Put straight: the voucher agenda is a byproduct of Southern states’ efforts to circumvent the desegregation mandate of Brown vs. Board of Education. It was and is a key strategy in the white nationalist/supremacist political arsenal that powered Trump to victory. As secretary of education, DeVos is likely to steamroll vouchers, not to mention push the neoliberal focus on charter schools, union busting, drill-and-kill high-stakes tests, and the militarization of school
Under former Education Secretary Arne Duncan, the Obama administration cozied up to charters and implemented wrongheaded policies like Race to the Top, which dubiously tied teacher salaries to student performance on standardized tests. It made noises about shoring up STEM education and academic opportunities for young men of color (while marginalizing girls of color) but allocated a pittance to the enrichment and wraparound programming that could have changed educational outcomes. And when it comes to higher education, Historically Black Colleges and Universities (HBCUs) have floundered, scrambling for funding, support, and visibility from an administration that gave lip service to improving college access for students of color. Despite Obama’s “yes we can” multicultural rhetoric, the so-called achievement gap between black and white students has remained static.

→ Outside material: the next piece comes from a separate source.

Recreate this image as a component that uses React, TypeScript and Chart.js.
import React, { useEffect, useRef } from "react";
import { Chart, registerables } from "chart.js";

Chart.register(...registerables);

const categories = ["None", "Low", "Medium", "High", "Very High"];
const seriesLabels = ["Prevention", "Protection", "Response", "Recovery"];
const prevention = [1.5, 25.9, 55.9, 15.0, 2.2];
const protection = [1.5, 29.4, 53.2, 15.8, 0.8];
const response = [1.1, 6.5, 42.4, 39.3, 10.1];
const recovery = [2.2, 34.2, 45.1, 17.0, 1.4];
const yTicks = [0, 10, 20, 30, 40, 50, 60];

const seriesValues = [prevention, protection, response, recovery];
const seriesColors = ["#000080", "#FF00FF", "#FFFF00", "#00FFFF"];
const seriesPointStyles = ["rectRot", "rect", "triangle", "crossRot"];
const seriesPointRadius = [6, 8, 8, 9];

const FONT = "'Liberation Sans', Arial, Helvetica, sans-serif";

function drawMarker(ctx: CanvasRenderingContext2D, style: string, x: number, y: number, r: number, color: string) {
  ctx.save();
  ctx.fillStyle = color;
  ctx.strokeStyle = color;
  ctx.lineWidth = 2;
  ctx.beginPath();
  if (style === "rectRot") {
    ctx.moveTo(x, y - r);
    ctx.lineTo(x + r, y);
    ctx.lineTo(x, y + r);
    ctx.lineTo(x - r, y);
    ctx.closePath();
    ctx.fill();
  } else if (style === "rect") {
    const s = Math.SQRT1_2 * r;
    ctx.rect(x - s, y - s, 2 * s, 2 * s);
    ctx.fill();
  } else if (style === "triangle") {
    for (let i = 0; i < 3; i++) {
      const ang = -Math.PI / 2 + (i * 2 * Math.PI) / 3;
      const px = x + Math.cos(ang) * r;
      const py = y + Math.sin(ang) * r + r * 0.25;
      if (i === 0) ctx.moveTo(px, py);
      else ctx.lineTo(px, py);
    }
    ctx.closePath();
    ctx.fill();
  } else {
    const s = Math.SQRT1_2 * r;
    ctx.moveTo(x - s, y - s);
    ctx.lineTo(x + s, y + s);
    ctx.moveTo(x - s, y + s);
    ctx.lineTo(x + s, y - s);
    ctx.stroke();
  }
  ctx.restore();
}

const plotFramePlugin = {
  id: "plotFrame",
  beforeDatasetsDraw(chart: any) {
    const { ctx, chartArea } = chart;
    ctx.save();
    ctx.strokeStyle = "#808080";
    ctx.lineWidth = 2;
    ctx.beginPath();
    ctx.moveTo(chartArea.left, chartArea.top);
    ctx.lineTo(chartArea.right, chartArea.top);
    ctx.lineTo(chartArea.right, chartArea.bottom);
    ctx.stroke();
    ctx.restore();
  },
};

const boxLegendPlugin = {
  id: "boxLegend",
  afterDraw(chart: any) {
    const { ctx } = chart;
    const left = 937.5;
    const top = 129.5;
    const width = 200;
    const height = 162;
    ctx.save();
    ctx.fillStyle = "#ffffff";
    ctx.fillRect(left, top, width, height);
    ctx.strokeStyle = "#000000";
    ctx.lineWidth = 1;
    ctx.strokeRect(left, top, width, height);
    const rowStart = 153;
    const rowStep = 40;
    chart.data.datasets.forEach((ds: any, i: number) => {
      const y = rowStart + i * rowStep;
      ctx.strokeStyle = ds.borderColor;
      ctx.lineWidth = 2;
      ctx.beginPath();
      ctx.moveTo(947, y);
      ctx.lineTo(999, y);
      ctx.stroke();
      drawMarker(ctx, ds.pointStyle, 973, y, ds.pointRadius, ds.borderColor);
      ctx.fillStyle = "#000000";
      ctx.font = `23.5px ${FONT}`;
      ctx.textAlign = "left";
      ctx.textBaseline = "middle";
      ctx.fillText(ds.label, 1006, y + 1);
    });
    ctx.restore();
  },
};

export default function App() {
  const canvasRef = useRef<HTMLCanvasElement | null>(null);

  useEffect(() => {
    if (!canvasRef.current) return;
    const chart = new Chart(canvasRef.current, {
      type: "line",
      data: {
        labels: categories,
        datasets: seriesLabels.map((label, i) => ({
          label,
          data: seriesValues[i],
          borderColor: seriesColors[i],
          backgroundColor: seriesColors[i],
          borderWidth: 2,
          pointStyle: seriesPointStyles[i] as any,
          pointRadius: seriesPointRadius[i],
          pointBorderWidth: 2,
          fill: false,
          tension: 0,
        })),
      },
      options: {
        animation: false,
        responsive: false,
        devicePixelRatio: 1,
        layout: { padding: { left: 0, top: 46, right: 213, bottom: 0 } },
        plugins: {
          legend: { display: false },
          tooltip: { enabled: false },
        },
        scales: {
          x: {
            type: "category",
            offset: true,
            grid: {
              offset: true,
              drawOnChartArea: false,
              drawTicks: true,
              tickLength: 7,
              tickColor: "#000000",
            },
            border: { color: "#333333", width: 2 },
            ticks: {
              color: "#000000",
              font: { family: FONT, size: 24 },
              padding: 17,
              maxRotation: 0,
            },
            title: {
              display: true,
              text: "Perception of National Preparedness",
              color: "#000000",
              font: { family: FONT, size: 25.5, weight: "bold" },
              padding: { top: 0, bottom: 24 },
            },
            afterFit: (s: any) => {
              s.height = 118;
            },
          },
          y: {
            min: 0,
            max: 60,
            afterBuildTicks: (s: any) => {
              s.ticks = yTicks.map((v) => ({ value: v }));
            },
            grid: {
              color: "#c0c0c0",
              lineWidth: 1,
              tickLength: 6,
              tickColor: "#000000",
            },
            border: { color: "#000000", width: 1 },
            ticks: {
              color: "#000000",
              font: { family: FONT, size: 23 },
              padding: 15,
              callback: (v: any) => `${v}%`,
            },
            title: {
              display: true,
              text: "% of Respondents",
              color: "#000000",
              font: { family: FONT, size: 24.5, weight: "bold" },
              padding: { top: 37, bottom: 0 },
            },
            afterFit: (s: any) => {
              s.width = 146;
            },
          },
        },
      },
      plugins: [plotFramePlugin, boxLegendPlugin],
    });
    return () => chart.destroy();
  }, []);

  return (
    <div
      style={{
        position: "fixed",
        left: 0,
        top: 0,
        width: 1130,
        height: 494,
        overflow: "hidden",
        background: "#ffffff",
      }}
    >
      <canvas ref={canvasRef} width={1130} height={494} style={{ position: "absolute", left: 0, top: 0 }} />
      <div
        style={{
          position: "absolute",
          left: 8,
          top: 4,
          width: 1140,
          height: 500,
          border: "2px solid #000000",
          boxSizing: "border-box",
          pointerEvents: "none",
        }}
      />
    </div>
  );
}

Yet, for all of the Obama administration’s education policy failures, the DeVos appointment has the potential to be catastrophic. It represents a clear and present danger to the wellbeing of scores of students of color who have been most heavily impacted by privatization and the gutting of multicultural education. Nationwide, African-American, Latino, and Native-American students continue to have the lowest graduation and college-going rates. They are less likely to be taught by well-qualified teachers and more likely to be in schools where college counselors are either absent or saddled with too many students. Indeed, some urban schools of color have more school police than college counselors. And because many students of color don’t have equitable access to college prep curricula in the humanities and STEM disciplines, they have higher attrition rates when they go to college.
Low college admission and completion rates correlate with the skyrocketing numbers of students of color who are suspended, expelled, pushed out of school, and imprisoned in juvenile and adult facilities. There’s no reason to believe that DeVos wouldn’t cosign Trump’s law and order platform and increase federal funding for more police, military hardware, and surveillance equipment on school campuses.

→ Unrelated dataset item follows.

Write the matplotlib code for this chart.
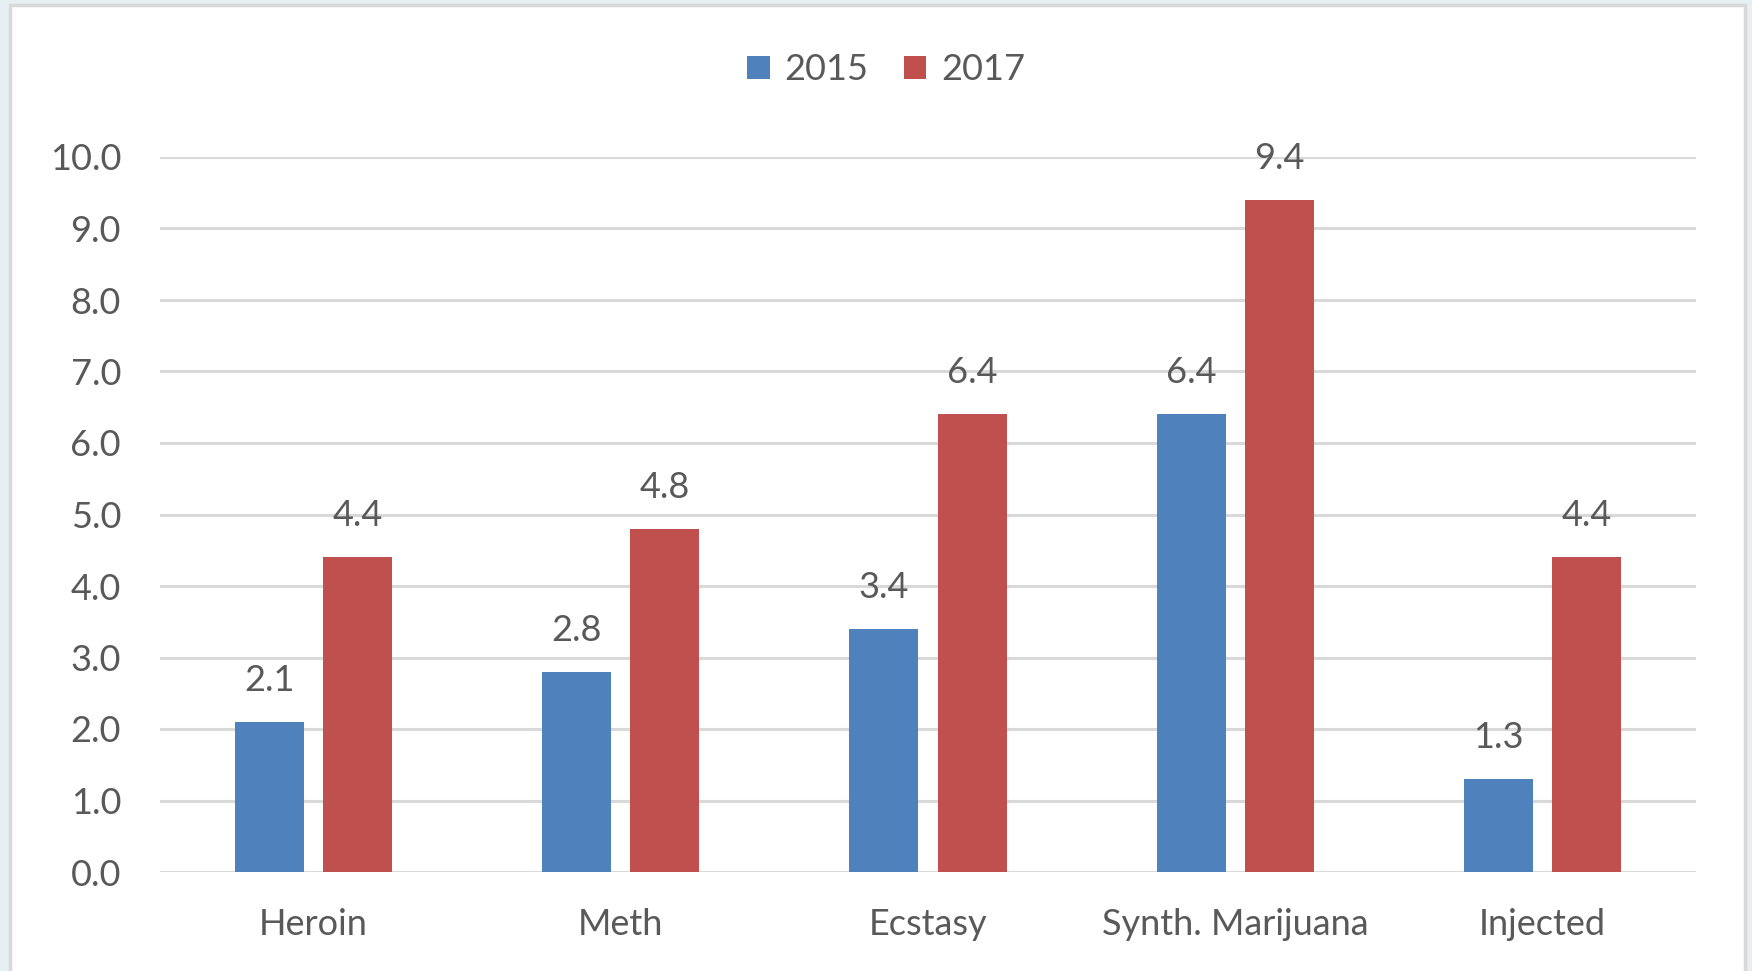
import matplotlib
matplotlib.use("Agg")
import matplotlib.pyplot as plt
from matplotlib.patches import Rectangle
import numpy as np

categories = ["Heroin", "Meth", "Ecstasy", "Synth. Marijuana", "Injected"]
values_2015 = [2.1, 2.8, 3.4, 6.4, 1.3]
values_2017 = [4.4, 4.8, 6.4, 9.4, 4.4]
series_labels = ["2015", "2017"]
yticks = [0, 1, 2, 3, 4, 5, 6, 7, 8, 9, 10]

BLUE = "#4F81BD"
RED = "#C0504D"
TEXT = "#595959"
GRID = "#D9D9D9"
FS = 26

plt.rcParams["font.family"] = ["Lato", "DejaVu Sans"]

fig = plt.figure(figsize=(17.52, 9.71), dpi=100)
fig.patch.set_facecolor("#E6F0F2")

# white chart area with a light grey frame
fig.patches.append(Rectangle((10 / 1752, -0.05), (1745 - 10) / 1752, 1 - 5 / 971 + 0.05,
                             transform=fig.transFigure, facecolor="white",
                             edgecolor=GRID, linewidth=2.5, zorder=-10))

ax = fig.add_axes([160 / 1752, 1 - 872 / 971, (1696 - 160) / 1752, (872 - 157) / 971])
ax.set_facecolor("none")
ax.set_zorder(5)

x = np.arange(len(categories))
w = 0.225
off = 0.1435
b1 = ax.bar(x - off, values_2015, w, color=BLUE, label=series_labels[0], zorder=3)
b2 = ax.bar(x + off, values_2017, w, color=RED, label=series_labels[1], zorder=3)

for bars, vals in ((b1, values_2015), (b2, values_2017)):
    for rect, v in zip(bars, vals):
        ax.annotate(f"{v:.1f}", (rect.get_x() + rect.get_width() / 2, v),
                    xytext=(0, 30), textcoords="offset points",
                    ha="center", va="center", fontsize=FS, color=TEXT, zorder=4)

ax.set_xlim(-0.5, len(categories) - 0.5)
ax.set_ylim(0, 10)
ax.set_yticks(yticks)
ax.set_yticklabels([f"{t:.1f}" for t in yticks])
ax.set_xticks(x)
ax.set_xticklabels(categories)
ax.tick_params(axis="both", length=0, labelsize=FS, labelcolor=TEXT)
ax.tick_params(axis="y", pad=28)
ax.tick_params(axis="x", pad=26)
ax.yaxis.grid(True, color=GRID, linewidth=2.2, zorder=0)
ax.set_axisbelow(True)
for s in ax.spines.values():
    s.set_visible(False)

leg = fig.legend(handles=[b1, b2], labels=series_labels, loc="center",
                 bbox_to_anchor=(886 / 1752, 1 - 70 / 971), ncol=2, frameon=False,
                 fontsize=FS, handlelength=0.62, handleheight=0.62, handletextpad=0.4,
                 columnspacing=1.0, labelcolor=TEXT)

fig.savefig("out.png", dpi=100, facecolor=fig.get_facecolor())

The DeVos privatization agenda also bodes ill for undocumented students already facing a precarious future due to the president-elect’s threat to rescind Obama’s Deferred Action for Childhood Arrivals (DACA) program. The threat of deportation, homelessness, and family upheaval would traumatize already fragile immigrant communities that rely on a patchwork of social services to survive.

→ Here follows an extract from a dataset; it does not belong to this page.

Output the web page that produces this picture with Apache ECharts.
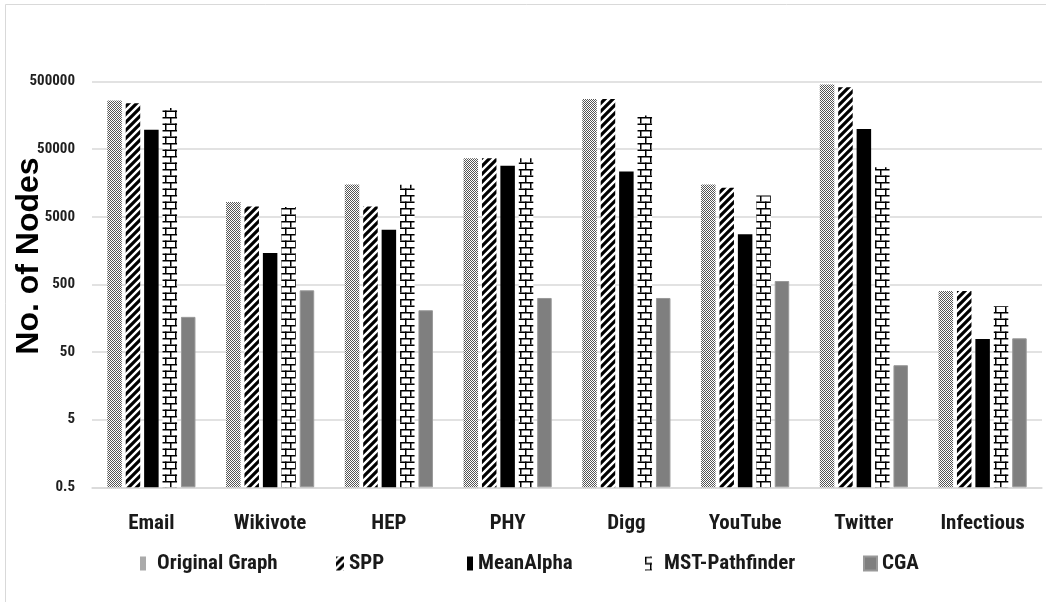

Under a Secretary DeVos, reproductive health education and the development of safe and inclusive school climates for LGBTQ students would also come under fire. The new regime could utilize its bully pulpit to further vilify equitable bathroom policies for transgender students, and the promotion of “abstinence-only” education would most likely be back on the federal table. Although states would have leeway in pushing back on these policies, a DeVos education department, buttressed by a GOP-controlled Congress, could jeopardize federal funding for states and school districts that buck the right-wing agenda.
As the NAACP Legal Defense Fund recently noted in its opposition to DeVos’s appointment, [She] provided funding for the Center for Individual Rights during its legal battle with the University of Michigan over affirmative action. After the Supreme Court ruled in 2003 to uphold the university’s affirmative action policy…she acknowledged that the motives underlying the policy were proper [but] stated that the policy was still unfair.
For human rights, social justice, and secular education, a DeVos regime in the US Department of Education would be a proverbial case of the fox guarding the henhouse.